My Lords, I thank the Minister for that reply. What in her view is preventing British farmers from fulfilling most of the growth in consumer demand for organic food in this country? Is it, for example, the high cost of conversion? Is it uncertainty about the future of the market? Or is it the lack of a level playing field, with non-UK producers being required to meet lower standards than their UK counterparts?
My Lords, there were quite a lot of questions there, but I will seek to answer them all. We work closely with the retailers. Obviously, we work particularly closely with the farmers because of the importance of helping them to cope with a situation in which inevitably there will be fluctuations in supply and demand. Organic food that comes from the rest of the European Union must meet the same standards as ours because the level is applied throughout the European Union. There are financial arrangements to help people to convert and additional help for organic farmers who are going on to the new scheme.
My Lords, yes. That is why we want to work in close co-operation with our own producers to ensure that they are not treated unfairly. We also want to ensure that we do not in any way impose—it would be illegal and unethical—unreasonable tariff and import barriers. I answered the original Question in the context of indigenous food. At the moment it is not possible to grow, for example, pineapples or mangos in the UK, so we are talking sometimes about totally different food areas.
My Lords, if the Government are concerned to base their policy on scientific evidence, will they not recognise that organic farming is essentially based on a myth—the basic scientific howler that synthetic chemicals are bad and natural chemicals are good? Every time that the claims made for organic food have been examined by an independent body, such as the Advertising Standards Authority or the Food Standards Agency, they have been rejected. In those circumstances, would it not be wise for the Government and more ethical for supermarkets not to promote a product that commands premium prices and whose extra value is illusory?
My Lords, I am interested to know what position the noble Lord, Lord Taverne, takes on the subject.
I am aware that the work that has been done to make comparisons between nutritional standards has certainly not proved the organic case. I am also aware that a great many people prefer to have food that has not been subject to chemical treatment as part of its growth. To a certain extent, it is a matter for the individual consumer, and the demand for organic produce is increasing.
My Lords, although I entirely agree with the Minister that it is a matter of customer choice whether to buy organic food, is it not also the case that a certain amount of research, particularly that done in America, has shown that there are pesticide residues in the blood of little children? In view of the fact that a child's immune and central nervous systems are not complete when they are born, is it not wise that some parents choose organic food?
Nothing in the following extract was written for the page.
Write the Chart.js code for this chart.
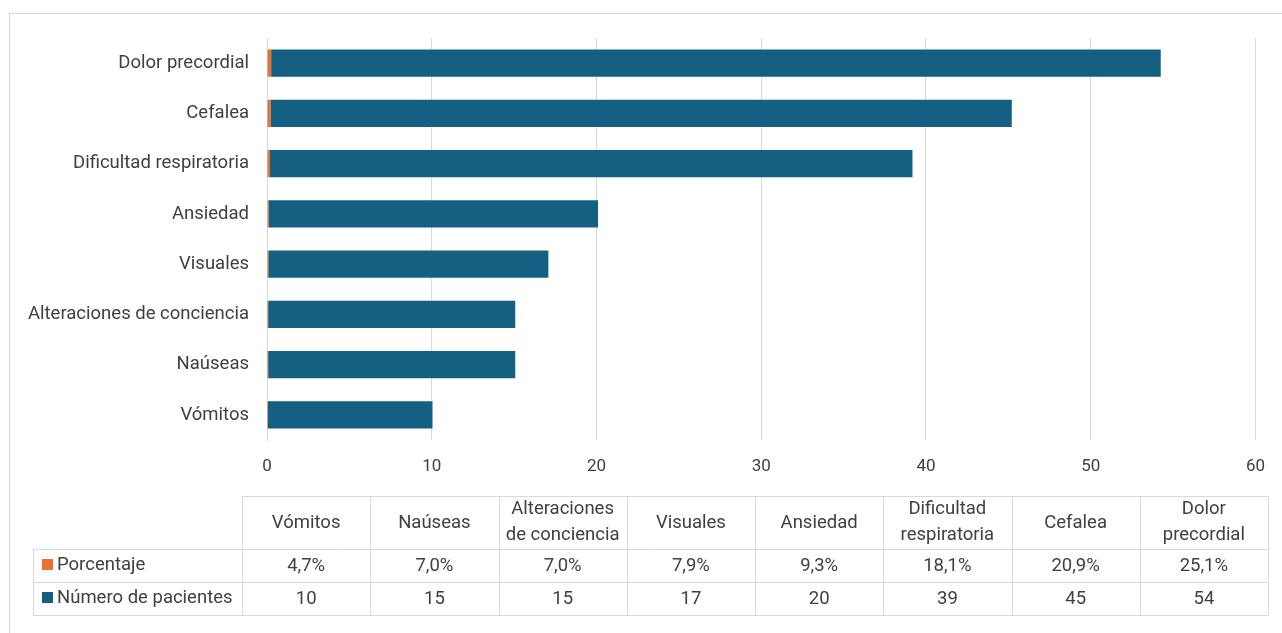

My Lords, I get the awful feeling that I am caught between a rock and a hard place here. I have not been briefed on the research to which the noble Countess refers, so I do not have a government evaluation of it. However, I have read information about the research. It would be a very unwise person who, without the benefit of hard scientific data, argued in this field with the noble Countess.
My Lords, is my noble friend aware that the proposition advanced by the noble Lord, Lord Taverne, was put much more succinctly in the old farming saying that organic food is produced by the combination of muck, mystery and magic? What proportion of UK food consumption is provided by UK organic food production?
My Lords, my recollection is that it is about 1 per cent, but I shall write to my noble friend if I am wrong. Feelings run high on the subject, and the noble Countess is not alone in being worried about whether pesticide residues get into people through the food chain. That is a concern. My noble friend knows more about farming production than I do, but there is certainly growing consumer demand for food that has been produced with minimal or zero levels of chemical addition during its growth.
My Lords, most of us applaud the sentiments expressed by my noble friend Lord MacLaurin, but does the noble Baroness agree that such objectives should apply to all food, not just to organic food? To that effect, what are the Government doing to reduce the impact on our producers of cheap imported food that does not comply with the same statutory environmental and animal health standards as are imposed on our producers?
My Lords, we work closely with other governments in the European Union to ensure that European Union standards apply. In the context of my earlier reply on developing countries and their produce, we will seek to ensure that our retailers are not disadvantaged because of differential standards.
I understand that bringing indigenous organic food production up to 70 per cent will match the figure for non-organic indigenous food production. We at all times seek to work—for example, through government procurement—to ensure that the time taken to get food from the supplier to the plate is as short as possible. We work very closely with suppliers through a variety of means, including supporting farmers' markets, to ensure that where possible—for example, in school meals—food is procured locally.